Thomas J. Silhavy

Princeton University


Primary Section: 44, Microbial Biology
Secondary Section: 26, Genetics
Membership Type:
Member (elected 2005)

Biosketch

Thomas J. Silhavy is the Warner-Lambert Parke-Davis Professor of Molecular Biology at Princeton University. Silhavy is a bacterial geneticist who has made fundamental contributions to several different fields. He is best known for his work on protein secretion, membrane biogenesis, and signal transduction. Using Escherichia coli as a model system, his lab was the first to isolate signal sequence mutations, to identify a component of cellular protein secretion machinery, and an integral membrane component of the outer membrane assembly machinery. His lab was also the first to identify and characterize a two-component regulatory system.

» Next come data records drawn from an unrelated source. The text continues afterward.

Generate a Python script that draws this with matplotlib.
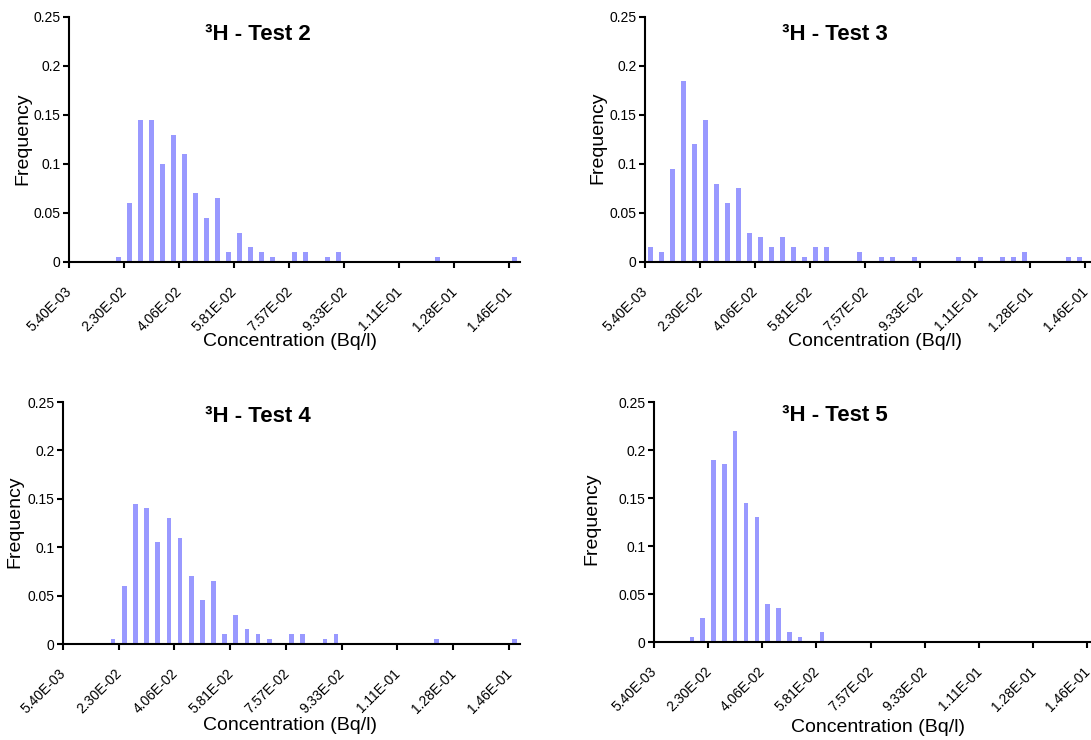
import matplotlib
matplotlib.use("Agg")
import matplotlib.pyplot as plt
import matplotlib.transforms as mtransforms
import numpy as np

plt.rcParams['font.family'] = ['Liberation Sans', 'DejaVu Sans']

tick_labels = ["5.40E-03", "2.30E-02", "4.06E-02", "5.81E-02", "7.57E-02",
               "9.33E-02", "1.11E-01", "1.28E-01", "1.46E-01"]

test2 = [0, 0, 0, 0, 0.005, 0.06, 0.145, 0.145, 0.1, 0.13,
         0.11, 0.07, 0.045, 0.065, 0.01, 0.03, 0.015, 0.01, 0.005, 0,
         0.01, 0.01, 0, 0.005, 0.01, 0, 0, 0, 0, 0,
         0, 0, 0, 0.005, 0, 0, 0, 0, 0, 0,
         0.005]
test3 = [0.015, 0.01, 0.095, 0.185, 0.12, 0.145, 0.08, 0.06, 0.075, 0.03,
         0.025, 0.015, 0.025, 0.015, 0.005, 0.015, 0.015, 0, 0, 0.01,
         0, 0.005, 0.005, 0, 0.005, 0, 0, 0, 0.005, 0,
         0.005, 0, 0.005, 0.005, 0.01, 0, 0, 0, 0.005, 0.005,
         0]
test4 = [0, 0, 0, 0, 0.005, 0.06, 0.145, 0.14, 0.105, 0.13,
         0.11, 0.07, 0.045, 0.065, 0.01, 0.03, 0.015, 0.01, 0.005, 0,
         0.01, 0.01, 0, 0.005, 0.01, 0, 0, 0, 0, 0,
         0, 0, 0, 0.005, 0, 0, 0, 0, 0, 0,
         0.005]
test5 = [0, 0, 0, 0.005, 0.025, 0.19, 0.185, 0.22, 0.145, 0.13,
         0.04, 0.035, 0.01, 0.005, 0, 0.01, 0, 0, 0, 0,
         0, 0, 0, 0, 0, 0, 0, 0, 0, 0,
         0, 0, 0, 0, 0, 0, 0, 0, 0, 0,
         0]

titles = ["³H - Test 2", "³H - Test 3", "³H - Test 4", "³H - Test 5"]
series = [test2, test3, test4, test5]

W, H = 1091, 740
fig = plt.figure(figsize=(W / 100, H / 100), dpi=100)

# pixel boxes: left, right, top, bottom
boxes = [(69, 520, 17, 262), (645, 1096, 17, 262),
         (63, 520, 402, 644), (654, 1098, 402, 642)]
title_pos = [(258, 34), (835, 34), (258, 417), (835, 415)]
ylab_pos = [(23, 139), (598, 138), (15, 522), (592, 519)]
xlab_pos = [(290, 342), (875, 342), (290, 725), (878, 727)]

bar_color = "#9999FF"
shift = mtransforms.ScaledTranslation(-4 / 100, 0, fig.dpi_scale_trans)

for k in range(4):
    l, r, t, b = boxes[k]
    ax = fig.add_axes([l / W, 1 - b / H, (r - l) / W, (b - t) / H])
    vals = series[k]
    x = np.arange(len(vals))
    ax.bar(x, vals, width=0.42, color=bar_color, edgecolor='none', zorder=2)
    ax.set_xlim(-0.5, len(vals) - 0.5)
    ax.set_ylim(0, 0.25)
    ax.set_yticks([0, 0.05, 0.1, 0.15, 0.2, 0.25])
    ax.set_yticklabels(["0", "0.05", "0.1", "0.15", "0.2", "0.25"])
    ax.set_xticks([i * 5 - 0.5 for i in range(len(tick_labels))])
    ax.set_xticklabels(tick_labels)
    ax.tick_params(axis='x', direction='out', length=4, width=1.5,
                   labelsize=10, pad=12, color='black')
    ax.tick_params(axis='y', direction='out', length=4, width=1.5,
                   labelsize=10, pad=2, color='black')
    for lab in ax.get_xticklabels():
        lab.set_rotation(45)
        lab.set_ha('right')
        lab.set_va('top')
        lab.set_rotation_mode('anchor')
        lab.set_transform(lab.get_transform() + shift)
    for s in ['top', 'right']:
        ax.spines[s].set_visible(False)
    for s in ['left', 'bottom']:
        ax.spines[s].set_linewidth(1.5)
        ax.spines[s].set_color('black')
    ax.patch.set_alpha(0)

    tx, ty = title_pos[k]
    fig.text(tx / W, 1 - ty / H, titles[k], ha='center', va='center',
             fontsize=16, fontweight='bold')
    yx, yy = ylab_pos[k]
    fig.text(yx / W, 1 - yy / H, "Frequency", rotation=90, ha='center',
             va='center', fontsize=14)
    xx, xy = xlab_pos[k]
    fig.text(xx / W, 1 - xy / H, "Concentration (Bq/l)", ha='center',
             va='center', fontsize=14)

fig.savefig("out.png", dpi=100)
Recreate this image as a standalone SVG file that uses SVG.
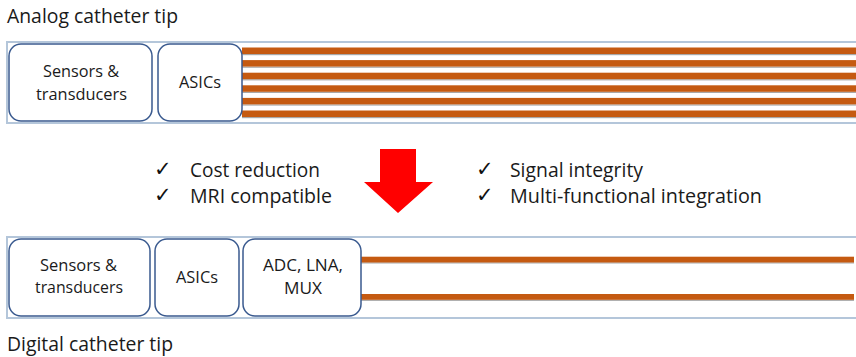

Silhavy received his BS in Pharmacy (summa cum laude, 1971) from Ferris State College and his MS (1974) and PhD (1975) in Biological Chemistry from Harvard University. As a graduate student with Winfried Boos, he helped characterize the role of periplasmic binding proteins in sugar transport. As a postdoctoral fellow with Jonathan Beckwith at Harvard Medical School he helped establish gene fusions as an experimental tool. He was an Instructor at Harvard Medical School for two years, and he worked at the NCI Frederick Cancer Research Facility for five years before coming to Princeton in 1984 as a founding member of the Department of Molecular Biology.

Research Interests

Gram-negative bacteria, such as Escherichia coli, have four distinct subcellular locations: the cytoplasm, inner membrane (IM), periplasm, and outer membrane (OM). The noncytoplasmic compartments are collectively termed the cell envelope. We wish to understand cellular assembly, in particular, the process of OM biogenesis. The OM is an asymmetric lipid bilayer containing phospholipids (PLs) in the inner leaflet and lipopolysaccharide (LPS) in the outer leaflet. Membrane spanning outer membrane proteins (OMPs) typically assume a beta-barrel conformation. All OM components are synthesized in the cytoplasm or the IM and therefore, OM biogenesis requires the transport of these molecules across the cell envelope for assembly at their final cellular location on the other side of the peptidoglycan cell wall. We have used a combination of genetics, biochemistry, and bioinformatics to identify the cellular machinery required for the assembly of OMPs and LPS in the OM and current effort in the lab is directed towards understanding how these machines function in molecular terms, identifying the cellular components required for PL transport to the OM, and how the various envelope stress responses maintain cell integrity.